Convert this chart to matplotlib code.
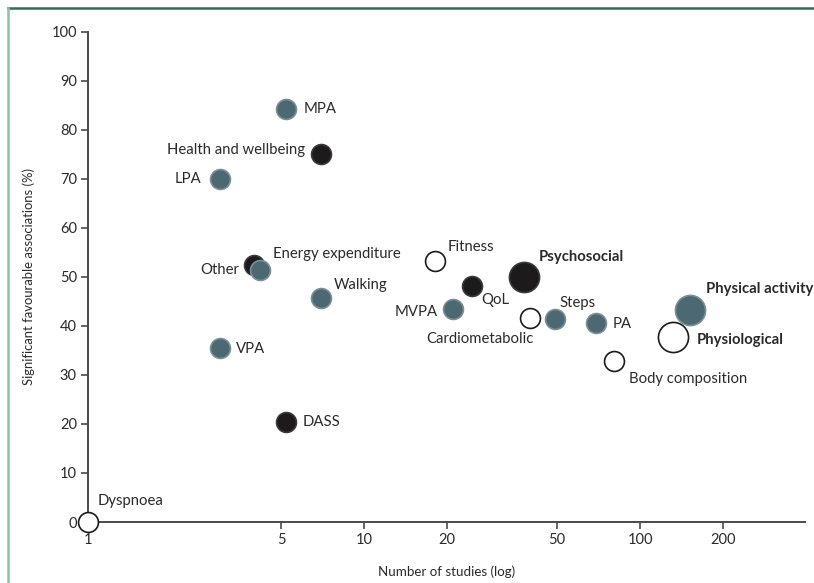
import matplotlib
matplotlib.use("Agg")
import matplotlib.pyplot as plt
from matplotlib.lines import Line2D
from matplotlib.ticker import FixedLocator, FixedFormatter, NullLocator

plt.rcParams['font.family'] = ['Lato', 'DejaVu Sans']

# Outcome categories
labels = ["Dyspnoea", "MPA", "Health and wellbeing", "LPA", "Other",
          "Energy expenditure", "Walking", "VPA", "DASS", "Fitness", "MVPA",
          "QoL", "Psychosocial", "Cardiometabolic", "Steps", "PA",
          "Body composition", "Physical activity", "Physiological"]
# Number of studies
n_studies = [1, 5.2, 7, 3, 4, 4.2, 7, 3, 5.2, 18, 21, 24.5, 38, 40, 49, 69,
             80, 151, 131]
# Share of significant favourable associations (%)
pct_fav = [0, 84.3, 75, 70, 52.5, 51.5, 45.6, 35.5, 20.4, 53.2, 43.5, 48.1,
           50, 41.6, 41.5, 40.6, 32.8, 43.2, 37.7]
# Domain of each outcome: activity (teal), psychosocial (black), physiological (open)
domain = ["phys", "act", "psy", "act", "psy", "act", "act", "act", "psy",
          "phys", "act", "psy", "psy", "phys", "act", "act", "phys", "act",
          "phys"]
# Broad domains drawn with larger markers and bold labels
summary = ["Psychosocial", "Physical activity", "Physiological"]

x_ticks = [1, 5, 10, 20, 50, 100, 200]
y_ticks = list(range(0, 101, 10))

# label offsets in points (dx, dy, ha)
offsets = {
    "Dyspnoea": (7, 15, "left"),
    "MPA": (13, 0, "left"),
    "Health and wellbeing": (-12, 3, "right"),
    "LPA": (-13, 0, "right"),
    "Other": (-11, -4, "right"),
    "Energy expenditure": (9, 11, "left"),
    "Walking": (9, 10, "left"),
    "VPA": (11.5, -1, "left"),
    "DASS": (12, 0, "left"),
    "Fitness": (9, 10, "left"),
    "MVPA": (-11, -2, "right"),
    "QoL": (7, -10, "left"),
    "Psychosocial": (10.5, 14.5, "left"),
    "Cardiometabolic": (2, -15, "right"),
    "Steps": (3.5, 11, "left"),
    "PA": (12, -1, "left"),
    "Body composition": (11, -12.5, "left"),
    "Physical activity": (11.5, 15.5, "left"),
    "Physiological": (17.5, -2, "left"),
}

styles = {
    "act": dict(facecolor="#4c6872", edgecolor="#7d8f96"),
    "psy": dict(facecolor="#1c1a1b", edgecolor="#3a3a3a"),
    "phys": dict(facecolor="white", edgecolor="#1c1a1b"),
}

fig = plt.figure(figsize=(8.14, 5.83), dpi=100)
ax = fig.add_axes([0.1081, 0.1046, 0.8809, 0.8410])

for lab, x, y, d in zip(labels, n_studies, pct_fav, domain):
    big = lab in summary
    s = 470 if big else 205
    st = styles[d]
    ax.scatter([x], [y], s=s, facecolor=st["facecolor"],
               edgecolor=st["edgecolor"], linewidth=1.2, zorder=3,
               clip_on=False)

for lab, x, y in zip(labels, n_studies, pct_fav):
    dx, dy, ha = offsets[lab]
    ax.annotate(lab, (x, y), xytext=(dx, dy), textcoords="offset points",
                ha=ha, va="center", fontsize=10.7, color="#2a2a2a",
                fontweight="bold" if lab in summary else "normal", zorder=4)

ax.set_xscale("log")
ax.set_xlim(1, 395)
ax.set_ylim(0, 100)
ax.xaxis.set_major_locator(FixedLocator(x_ticks))
ax.xaxis.set_major_formatter(FixedFormatter([str(t) for t in x_ticks]))
ax.xaxis.set_minor_locator(NullLocator())
ax.set_yticks(y_ticks)

for side in ("top", "right"):
    ax.spines[side].set_visible(False)
for side in ("left", "bottom"):
    ax.spines[side].set_color("#4a4a4a")
    ax.spines[side].set_linewidth(1.4)

ax.tick_params(axis="both", direction="out", length=5, width=1.2,
               color="#4a4a4a", labelsize=10.5, labelcolor="#2a2a2a", pad=3)

ax.set_xlabel("Number of studies (log)", fontsize=9.6, color="#2a2a2a",
              labelpad=13)
ax.set_ylabel("Significant favourable associations (%)", fontsize=9.4,
              color="#2a2a2a", labelpad=12)

# panel frame
fig.add_artist(Line2D([7.5 / 814, 1], [1 - 7.5 / 583] * 2,
                      transform=fig.transFigure, color="#2e6e4c", lw=1.8))
fig.add_artist(Line2D([7.5 / 814] * 2, [0, 1 - 7.5 / 583],
                      transform=fig.transFigure, color="#86c4a6", lw=1.8))

fig.savefig("out.png", dpi=100)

------------------------------------------------

- [YOUR INSTRUCTIONS]: Pull out all lines of the data with the string "matplotlib".

- [ANSWER TO THE EXERCISE]:
Convert this chart to matplotlib code.
import matplotlib
matplotlib.use("Agg")
import matplotlib.pyplot as plt
from matplotlib.lines import Line2D
from matplotlib.ticker import FixedLocator, FixedFormatter, NullLocator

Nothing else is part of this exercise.